Art Smalley: Clarify goals, mentor people one-on-one, and then move people around if you have to

By Art Smalley, - Last updated: Monday, October 11, 2010 - Save & Share - Leave a comment

In the beginning it is quite normal for a person in a managerial position to be the main driver of Lean or any improvement program for that matter. In Toyota’s case Eiji Toyoda and Taiichi Ohno played large roles in building up the Toyota System. As time moves on however it is generally not possible for a single manager to continue to drive improvement. In a crisis or for a period of time top down change is feasible but in the long run it is often self defeating.

In Toyota’s case there was a lot of frustration in the 1950’s over the situation in manufacturing. Leaders like Taiichi Ohno had a clear vision of what he wanted to achieve and succeeded in converting manufacturing lines over to his ideal with tremendous improvements. Not everyone in the company “got it” however and supervision was not skilled at maintaining the gains that had been made let alone furthering the gains.

This problem is not unique among companies and is very normal in my opinion. In Toyota’s case a lot of hard work went into fixing this situation. Personnel were moved around in order to get the right people in the right positions. In some cases in the 1950’s during the starting period engineers were converted to supervisors when that was warranted. For the most part however a large amount of time was spent improving supervisory and managerial skill. The Training Within Industry courses for Job Instruction, Job Relations, and Job Methods were vital in this regard. Special training was conducted in how to improve as well in addition to these courses.

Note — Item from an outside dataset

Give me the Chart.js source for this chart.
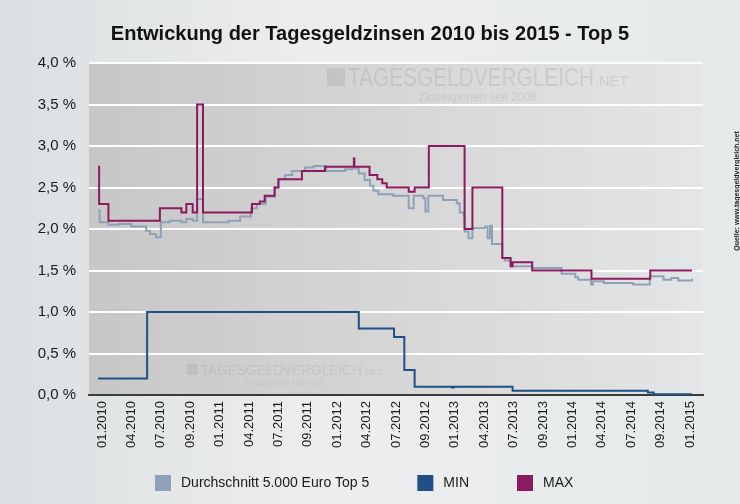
<!DOCTYPE html>
<html>
<head>
<meta charset="utf-8">
<script src="https://cdn.jsdelivr.net/npm/chart.js@4.4.1/dist/chart.umd.min.js"></script>
<style>
  html, body { margin: 0; padding: 0; background: #e9ebec; }
  #wrap { width: 740px; height: 504px; position: relative; }
</style>
</head>
<body>
<div id="wrap"><canvas id="c" width="740" height="504"></canvas></div>
<script>
// ---- Data (x = months since 01.2010, y = interest rate in %) ----
const tickMonths = [0,3,6,9,12,15,18,21,24,27,30,33,36,39,42,45,48,51,54,57,60];
const tickLabels = ["01.2010","04.2010","07.2010","09.2010","01.2011","04.2011","07.2011","09.2011",
                    "01.2012","04.2012","07.2012","09.2012","01.2013","04.2013","07.2013","09.2013",
                    "01.2014","04.2014","07.2014","09.2014","01.2015"];

const avgMonths = [-0.4,-0.25,0.65,1.7,3.0,4.5,4.9,5.5,6.0,6.9,8.1,8.6,9.25,9.7,10.3,12.9,14.1,15.2,15.8,16.7,
  17.65,18.0,18.7,19.4,20.7,21.6,22.9,24.8,25.5,26.2,26.8,27.35,27.7,28.2,29.7,31.3,31.8,32.8,33.0,33.3,
  34.8,36.2,36.5,36.9,37.0,37.4,37.8,39.1,39.35,39.6,39.8,40.85,41.1,41.7,43.9,46.9,48.3,48.6,49.9,50.1,
  51.2,54.2,55.9,57.3,58.1,58.8,60.2];
const avgValues = [2.22,2.08,2.05,2.06,2.03,1.98,1.94,1.90,2.08,2.10,2.08,2.12,2.10,2.36,2.08,2.10,2.15,2.25,2.30,2.39,
  2.50,2.60,2.65,2.70,2.74,2.76,2.70,2.72,2.73,2.67,2.59,2.52,2.46,2.42,2.40,2.25,2.40,2.37,2.21,2.40,
  2.35,2.31,2.20,2.16,1.97,1.89,2.01,2.03,1.89,2.04,1.82,1.65,1.62,1.55,1.53,1.46,1.42,1.39,1.33,1.37,
  1.35,1.33,1.43,1.39,1.41,1.38,1.40];

const minMonths = [-0.4,4.6,26.2,29.8,30.85,31.9,35.7,35.9,41.9,55.7,56.3,60.2];
const minValues = [0.20,1.00,0.80,0.70,0.30,0.10,0.09,0.10,0.05,0.03,0.01,0.01];

const maxMonths = [-0.4,-0.3,0.65,5.9,8.1,8.6,9.25,9.7,10.3,15.3,16.1,16.6,17.6,18.0,20.4,22.75,25.7,25.75,
  27.3,28.1,28.6,29.05,31.3,31.9,33.35,37.0,37.8,40.85,41.7,41.9,43.9,49.95,55.95,60.2];
const maxValues = [2.75,2.30,2.10,2.25,2.20,2.30,2.20,3.50,2.20,2.30,2.33,2.40,2.50,2.60,2.70,2.75,2.85,2.75,
  2.65,2.60,2.55,2.50,2.45,2.50,3.00,2.00,2.50,1.65,1.55,1.60,1.50,1.40,1.50,1.50];

const seriesNames = ["Durchschnitt 5.000 Euro Top 5", "MIN", "MAX"];
const seriesColors = ["#8ea1b6", "#1f4f83", "#8c1a5f"];

const titleText = "Entwickung der Tagesgeldzinsen 2010 bis 2015 - Top 5";
const sourceText = "Quelle: www.tagesgeldvergleich.net";

const toPts = (xs, ys) => xs.map((x, i) => ({ x: x, y: ys[i] }));
const FONT = "'Liberation Sans', Arial, sans-serif";

const decoPlugin = {
  id: 'deco',
  beforeDraw(chart) {
    const { ctx, chartArea: a, width, height } = chart;
    ctx.save();
    // page background
    const g = ctx.createLinearGradient(0, 0, width, 0);
    g.addColorStop(0, '#dcdfe1');
    g.addColorStop(0.45, '#eceeef');
    g.addColorStop(1, '#e6e9ea');
    ctx.fillStyle = g;
    ctx.fillRect(0, 0, width, height);
    // plot area background
    const pg = ctx.createLinearGradient(a.left, 0, a.right, 0);
    pg.addColorStop(0, '#c7c7c7');
    pg.addColorStop(0.5, '#d6d6d6');
    pg.addColorStop(1, '#e4e5e6');
    ctx.fillStyle = pg;
    ctx.fillRect(a.left, a.top, a.right - a.left, a.bottom - a.top);
    ctx.restore();
  },
  beforeDatasetsDraw(chart) {
    const { ctx } = chart;
    ctx.save();
    const wm = (x, y, big, w1, w2, subX, subY, subSize, subW, alpha) => {
      ctx.fillStyle = 'rgba(140,140,140,' + alpha + ')';
      // icon
      const ih = big * 0.72;
      ctx.fillRect(x, y - ih, ih, ih);
      ctx.font = big + 'px ' + FONT;
      ctx.textAlign = 'left';
      ctx.textBaseline = 'alphabetic';
      ctx.fillText('TAGESGELDVERGLEICH', x + ih + 3, y, w1);
      ctx.font = Math.round(big * 0.6) + 'px ' + FONT;
      ctx.fillText('.NET', x + ih + 3 + w1 + 1, y, w2);
      ctx.font = subSize + 'px ' + FONT;
      ctx.fillText('Zinsexperten seit 2006', subX, subY, subW);
    };
    wm(327, 86, 25, 246, 33, 419, 101, 12, 118, 0.22);
    wm(187, 375, 15, 161, 20, 245, 385, 8, 78, 0.2);
    ctx.restore();
  },
  afterDraw(chart) {
    const { ctx } = chart;
    ctx.save();
    // title
    ctx.fillStyle = '#111';
    ctx.font = 'bold 20px ' + FONT;
    ctx.textAlign = 'center';
    ctx.textBaseline = 'alphabetic';
    ctx.fillText(titleText, 370, 40);
    // source, rotated
    ctx.translate(737, 191);
    ctx.rotate(-Math.PI / 2);
    ctx.font = 'bold 7px ' + FONT;
    ctx.fillStyle = '#222';
    ctx.textBaseline = 'middle';
    ctx.fillText(sourceText, 0, 0);
    ctx.setTransform(1, 0, 0, 1, 0, 0);
    // legend
    ctx.font = '14px ' + FONT;
    ctx.textAlign = 'left';
    ctx.textBaseline = 'middle';
    let x = 155;
    chart.data.datasets.forEach((ds) => {
      ctx.fillStyle = ds.borderColor;
      ctx.fillRect(x, 475, 16, 16);
      ctx.fillStyle = '#1a1a1a';
      ctx.fillText(ds.label, x + 26, 483);
      x += 26 + ctx.measureText(ds.label).width + 48;
    });
    ctx.restore();
  }
};

new Chart(document.getElementById('c'), {
  type: 'line',
  data: {
    datasets: [
      { label: seriesNames[0], data: toPts(avgMonths, avgValues), borderColor: seriesColors[0], backgroundColor: seriesColors[0], order: 2 },
      { label: seriesNames[1], data: toPts(minMonths, minValues), borderColor: seriesColors[1], backgroundColor: seriesColors[1], order: 1 },
      { label: seriesNames[2], data: toPts(maxMonths, maxValues), borderColor: seriesColors[2], backgroundColor: seriesColors[2], order: 0 }
    ]
  },
  options: {
    responsive: false,
    animation: false,
    devicePixelRatio: 1,
    layout: { padding: { top: 63, right: 37, left: 0, bottom: 0 } },
    elements: {
      line: { borderWidth: 2, stepped: true, tension: 0, fill: false, borderCapStyle: 'butt', borderJoinStyle: 'miter' },
      point: { radius: 0, hoverRadius: 0 }
    },
    plugins: { legend: { display: false }, title: { display: false }, tooltip: { enabled: false } },
    events: [],
    scales: {
      x: {
        type: 'linear',
        min: -1.333,
        max: 61.333,
        afterFit(s) { s.height = 109; },
        afterBuildTicks(s) { s.ticks = tickMonths.map(v => ({ value: v })); },
        grid: { display: false, drawTicks: false },
        border: { display: true, color: '#3b3b3b', width: 2 },
        ticks: {
          autoSkip: false,
          minRotation: 90,
          maxRotation: 90,
          padding: 6,
          color: '#1a1a1a',
          font: { family: FONT, size: 13 },
          callback: (v, i) => tickLabels[i]
        }
      },
      y: {
        min: 0,
        max: 4,
        afterFit(s) { s.width = 89; },
        grid: {
          drawTicks: false,
          lineWidth: 2,
          color: (c) => (c.tick && c.tick.value === 0) ? 'rgba(0,0,0,0)' : '#ffffff'
        },
        border: { display: false },
        ticks: {
          stepSize: 0.5,
          padding: 13,
          color: '#1a1a1a',
          font: { family: FONT, size: 15 },
          callback: (v) => v.toFixed(1).replace('.', ',') + ' %'
        }
      }
    }
  },
  plugins: [decoPlugin]
});
</script>
</body>
</html>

Taiichi Ohno himself committed large amounts of his time to developing people so that they would understand his vision. Importantly this was done on-the-job at the shop floor and not in a meeting room or in training. The best way to learn and teach is to give assignments, guide and coach, provide feedback, and jointly problem solve when necessary.

No everyone will succeed as driving improvement requires a certain skill set and aptitude. When necessary people need to be rotated or moved aside when they can perform in line with the goals of the improvement program. In this context however it is important that goals be explicitly clear and communicated to supervisors and managers. Some form of Policy Deployment or Houshin Kanri is often very helpful.

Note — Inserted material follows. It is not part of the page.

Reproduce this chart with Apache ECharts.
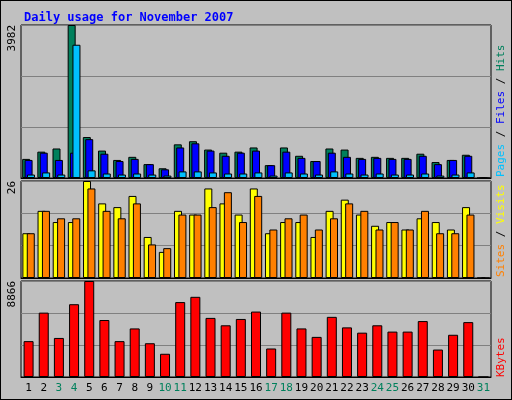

This process is difficult but in the end rewarding and will generate greater impact. Top managers have a finite amount of time on their hands and can only solve so many problems. Every organization has a seemingly infinite number of problems however some small, some medium, and some large. The key is to get the right level of the organization working on the right problems. Some skills development is required, some mentoring is necessary, and some movement of personnel often makes sense as well.